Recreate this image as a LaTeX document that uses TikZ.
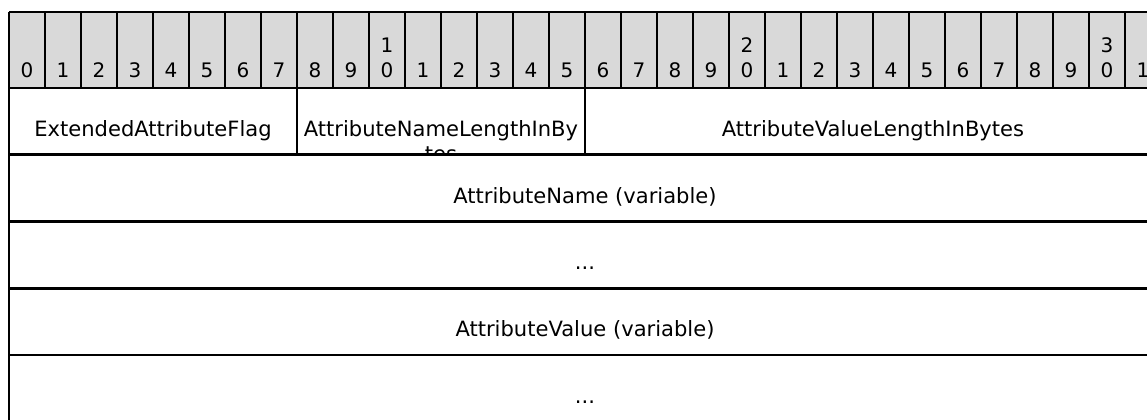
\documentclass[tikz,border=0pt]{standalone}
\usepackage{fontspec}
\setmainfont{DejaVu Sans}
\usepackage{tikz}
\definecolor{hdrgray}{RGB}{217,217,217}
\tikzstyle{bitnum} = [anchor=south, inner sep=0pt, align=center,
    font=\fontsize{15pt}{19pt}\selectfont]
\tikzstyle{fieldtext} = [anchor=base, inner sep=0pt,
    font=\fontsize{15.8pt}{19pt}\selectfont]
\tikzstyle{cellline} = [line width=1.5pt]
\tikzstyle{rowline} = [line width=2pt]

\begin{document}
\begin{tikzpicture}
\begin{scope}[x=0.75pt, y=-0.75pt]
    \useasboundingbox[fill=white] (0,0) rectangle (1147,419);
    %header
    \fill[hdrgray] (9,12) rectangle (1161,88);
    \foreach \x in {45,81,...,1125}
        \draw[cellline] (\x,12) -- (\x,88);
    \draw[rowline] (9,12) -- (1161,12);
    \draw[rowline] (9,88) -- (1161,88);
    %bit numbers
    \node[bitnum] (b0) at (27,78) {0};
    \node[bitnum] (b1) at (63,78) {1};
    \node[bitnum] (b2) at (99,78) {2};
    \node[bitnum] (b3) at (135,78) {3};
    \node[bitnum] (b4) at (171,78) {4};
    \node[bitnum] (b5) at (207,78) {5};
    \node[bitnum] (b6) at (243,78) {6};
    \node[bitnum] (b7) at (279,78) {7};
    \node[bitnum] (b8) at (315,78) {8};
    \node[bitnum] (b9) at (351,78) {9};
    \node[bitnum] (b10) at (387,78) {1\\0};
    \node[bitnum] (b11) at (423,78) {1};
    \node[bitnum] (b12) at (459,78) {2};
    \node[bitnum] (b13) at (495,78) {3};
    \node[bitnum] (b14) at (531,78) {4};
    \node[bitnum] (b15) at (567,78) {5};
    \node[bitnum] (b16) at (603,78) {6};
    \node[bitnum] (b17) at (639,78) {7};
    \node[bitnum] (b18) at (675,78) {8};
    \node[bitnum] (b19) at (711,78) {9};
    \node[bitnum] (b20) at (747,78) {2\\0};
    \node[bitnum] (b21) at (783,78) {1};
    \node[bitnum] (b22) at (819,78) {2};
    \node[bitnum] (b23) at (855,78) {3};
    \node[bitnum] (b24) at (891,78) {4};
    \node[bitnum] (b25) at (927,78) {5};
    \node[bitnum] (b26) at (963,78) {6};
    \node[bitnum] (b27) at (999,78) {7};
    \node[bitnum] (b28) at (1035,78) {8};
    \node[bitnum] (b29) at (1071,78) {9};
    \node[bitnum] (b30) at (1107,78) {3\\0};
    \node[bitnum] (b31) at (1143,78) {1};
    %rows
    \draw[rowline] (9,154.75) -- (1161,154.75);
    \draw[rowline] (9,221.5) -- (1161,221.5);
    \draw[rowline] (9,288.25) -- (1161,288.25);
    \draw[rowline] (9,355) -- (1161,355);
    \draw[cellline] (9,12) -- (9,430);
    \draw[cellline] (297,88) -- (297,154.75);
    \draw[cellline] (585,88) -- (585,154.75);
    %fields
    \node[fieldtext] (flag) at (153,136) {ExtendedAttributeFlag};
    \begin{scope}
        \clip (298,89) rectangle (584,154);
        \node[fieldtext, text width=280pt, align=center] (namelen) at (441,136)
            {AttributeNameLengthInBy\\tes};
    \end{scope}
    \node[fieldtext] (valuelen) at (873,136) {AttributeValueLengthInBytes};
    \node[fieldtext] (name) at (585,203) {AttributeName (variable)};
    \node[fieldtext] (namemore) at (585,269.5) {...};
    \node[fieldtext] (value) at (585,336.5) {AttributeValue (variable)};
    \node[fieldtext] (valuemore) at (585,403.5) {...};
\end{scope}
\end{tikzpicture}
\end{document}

+-------+

# TO BE DONE:
Write out every line above exactly as it is, leaving out the pictures.

# COMPLETE OUTPUT:
Recreate this image as a LaTeX document that uses TikZ.
\documentclass[tikz,border=0pt]{standalone}
\usepackage{fontspec}
\setmainfont{DejaVu Sans}
\usepackage{tikz}
\definecolor{hdrgray}{RGB}{217,217,217}
\tikzstyle{bitnum} = [anchor=south, inner sep=0pt, align=center,
    font=\fontsize{15pt}{19pt}\selectfont]
\tikzstyle{fieldtext} = [anchor=base, inner sep=0pt,
    font=\fontsize{15.8pt}{19pt}\selectfont]
\tikzstyle{cellline} = [line width=1.5pt]
\tikzstyle{rowline} = [line width=2pt]

\begin{document}
\begin{tikzpicture}
\begin{scope}[x=0.75pt, y=-0.75pt]
    \useasboundingbox[fill=white] (0,0) rectangle (1147,419);
    %header
    \fill[hdrgray] (9,12) rectangle (1161,88);
    \foreach \x in {45,81,...,1125}
        \draw[cellline] (\x,12) -- (\x,88);
    \draw[rowline] (9,12) -- (1161,12);
    \draw[rowline] (9,88) -- (1161,88);
    %bit numbers
    \node[bitnum] (b0) at (27,78) {0};
    \node[bitnum] (b1) at (63,78) {1};
    \node[bitnum] (b2) at (99,78) {2};
    \node[bitnum] (b3) at (135,78) {3};
    \node[bitnum] (b4) at (171,78) {4};
    \node[bitnum] (b5) at (207,78) {5};
    \node[bitnum] (b6) at (243,78) {6};
    \node[bitnum] (b7) at (279,78) {7};
    \node[bitnum] (b8) at (315,78) {8};
    \node[bitnum] (b9) at (351,78) {9};
    \node[bitnum] (b10) at (387,78) {1\\0};
    \node[bitnum] (b11) at (423,78) {1};
    \node[bitnum] (b12) at (459,78) {2};
    \node[bitnum] (b13) at (495,78) {3};
    \node[bitnum] (b14) at (531,78) {4};
    \node[bitnum] (b15) at (567,78) {5};
    \node[bitnum] (b16) at (603,78) {6};
    \node[bitnum] (b17) at (639,78) {7};
    \node[bitnum] (b18) at (675,78) {8};
    \node[bitnum] (b19) at (711,78) {9};
    \node[bitnum] (b20) at (747,78) {2\\0};
    \node[bitnum] (b21) at (783,78) {1};
    \node[bitnum] (b22) at (819,78) {2};
    \node[bitnum] (b23) at (855,78) {3};
    \node[bitnum] (b24) at (891,78) {4};
    \node[bitnum] (b25) at (927,78) {5};
    \node[bitnum] (b26) at (963,78) {6};
    \node[bitnum] (b27) at (999,78) {7};
    \node[bitnum] (b28) at (1035,78) {8};
    \node[bitnum] (b29) at (1071,78) {9};
    \node[bitnum] (b30) at (1107,78) {3\\0};
    \node[bitnum] (b31) at (1143,78) {1};
    %rows
    \draw[rowline] (9,154.75) -- (1161,154.75);
    \draw[rowline] (9,221.5) -- (1161,221.5);
    \draw[rowline] (9,288.25) -- (1161,288.25);
    \draw[rowline] (9,355) -- (1161,355);
    \draw[cellline] (9,12) -- (9,430);
    \draw[cellline] (297,88) -- (297,154.75);
    \draw[cellline] (585,88) -- (585,154.75);
    %fields
    \node[fieldtext] (flag) at (153,136) {ExtendedAttributeFlag};
    \begin{scope}
        \clip (298,89) rectangle (584,154);
        \node[fieldtext, text width=280pt, align=center] (namelen) at (441,136)
            {AttributeNameLengthInBy\\tes};
    \end{scope}
    \node[fieldtext] (valuelen) at (873,136) {AttributeValueLengthInBytes};
    \node[fieldtext] (name) at (585,203) {AttributeName (variable)};
    \node[fieldtext] (namemore) at (585,269.5) {...};
    \node[fieldtext] (value) at (585,336.5) {AttributeValue (variable)};
    \node[fieldtext] (valuemore) at (585,403.5) {...};
\end{scope}
\end{tikzpicture}
\end{document}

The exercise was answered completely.